Drop the images; return everything else in the listing below exactly.
○ ○ ○ ○
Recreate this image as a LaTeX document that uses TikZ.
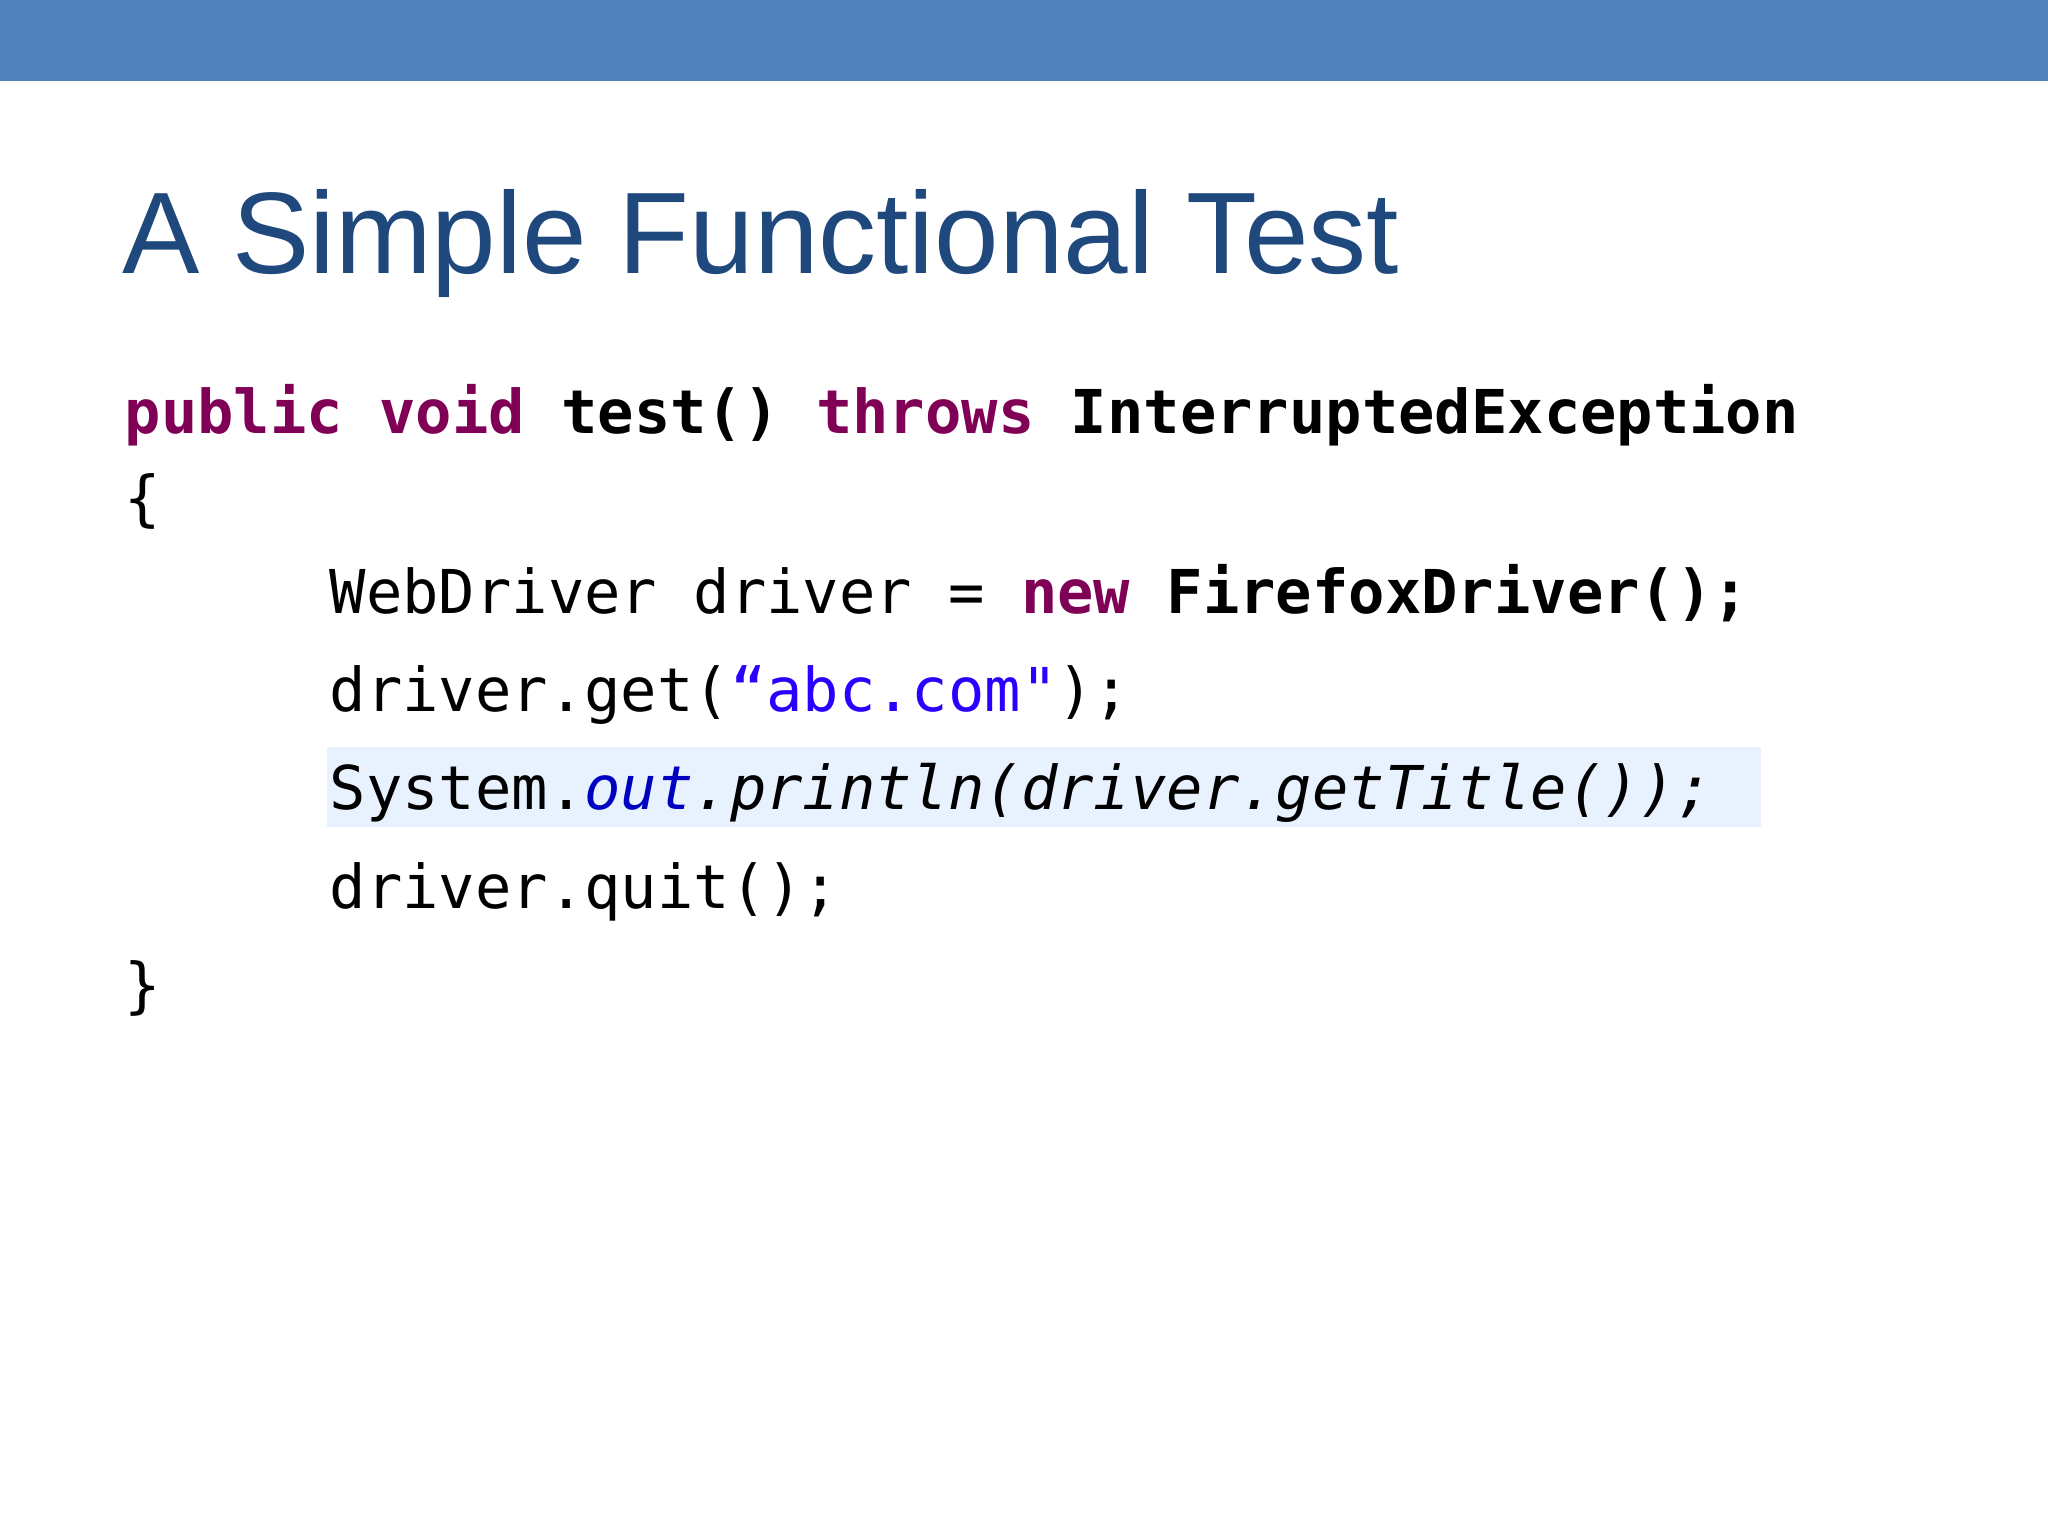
\documentclass[tikz,border=0pt]{standalone}
\usepackage{fontspec}
\setmainfont{Liberation Sans}
\newfontfamily\codefont{DejaVu Sans Mono}
\definecolor{barblue}{HTML}{5082BE}
\definecolor{titleblue}{HTML}{1F497D}
\definecolor{kw}{HTML}{7F0055}
\definecolor{str}{HTML}{2A00FF}
\definecolor{fld}{HTML}{0000C0}
\definecolor{hl}{HTML}{E8F2FE}
\tikzset{code/.style={anchor=base west,inner sep=0pt,font=\codefont\fontsize{17.2pt}{20pt}\selectfont}}
\begin{document}
\begin{tikzpicture}[x=1cm,y=1cm]
\useasboundingbox (0,0) rectangle (20.48,-15.36);
\fill[barblue] (0,0) rectangle (20.48,-0.81);
\node[anchor=base west,inner sep=0pt,text=titleblue,font=\fontsize{33pt}{36pt}\selectfont] (title) at (1.22,-2.74) {A Simple Functional Test};
\fill[hl] (3.27,-7.47) rectangle (17.61,-8.27);
\node[code] (l1) at (1.24,-4.34) {\textcolor{kw}{\bfseries public void} \textbf{test()} \textcolor{kw}{\bfseries throws} \textbf{InterruptedException}};
\node[code] (l2) at (1.24,-5.20) {\{};
\node[code] (l3) at (3.29,-6.14) {WebDriver driver = \textcolor{kw}{\bfseries new} \textbf{FirefoxDriver();}};
\node[code] (l4) at (3.29,-7.12) {driver.get(\textcolor{str}{“abc.com"});};
\node[code] (l5) at (3.29,-8.10) {System.\textcolor{fld}{\itshape out}\itshape .println(driver.getTitle());};
\node[code] (l6) at (3.29,-9.08) {driver.quit();};
\node[code] (l7) at (1.24,-10.06) {\}};
\end{tikzpicture}
\end{document}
○ ○ ○ ○
> _The completed task_:
Recreate this image as a LaTeX document that uses TikZ.
\documentclass[tikz,border=0pt]{standalone}
\usepackage{fontspec}
\setmainfont{Liberation Sans}
\newfontfamily\codefont{DejaVu Sans Mono}
\definecolor{barblue}{HTML}{5082BE}
\definecolor{titleblue}{HTML}{1F497D}
\definecolor{kw}{HTML}{7F0055}
\definecolor{str}{HTML}{2A00FF}
\definecolor{fld}{HTML}{0000C0}
\definecolor{hl}{HTML}{E8F2FE}
\tikzset{code/.style={anchor=base west,inner sep=0pt,font=\codefont\fontsize{17.2pt}{20pt}\selectfont}}
\begin{document}
\begin{tikzpicture}[x=1cm,y=1cm]
\useasboundingbox (0,0) rectangle (20.48,-15.36);
\fill[barblue] (0,0) rectangle (20.48,-0.81);
\node[anchor=base west,inner sep=0pt,text=titleblue,font=\fontsize{33pt}{36pt}\selectfont] (title) at (1.22,-2.74) {A Simple Functional Test};
\fill[hl] (3.27,-7.47) rectangle (17.61,-8.27);
\node[code] (l1) at (1.24,-4.34) {\textcolor{kw}{\bfseries public void} \textbf{test()} \textcolor{kw}{\bfseries throws} \textbf{InterruptedException}};
\node[code] (l2) at (1.24,-5.20) {\{};
\node[code] (l3) at (3.29,-6.14) {WebDriver driver = \textcolor{kw}{\bfseries new} \textbf{FirefoxDriver();}};
\node[code] (l4) at (3.29,-7.12) {driver.get(\textcolor{str}{“abc.com"});};
\node[code] (l5) at (3.29,-8.10) {System.\textcolor{fld}{\itshape out}\itshape .println(driver.getTitle());};
\node[code] (l6) at (3.29,-9.08) {driver.quit();};
\node[code] (l7) at (1.24,-10.06) {\}};
\end{tikzpicture}
\end{document}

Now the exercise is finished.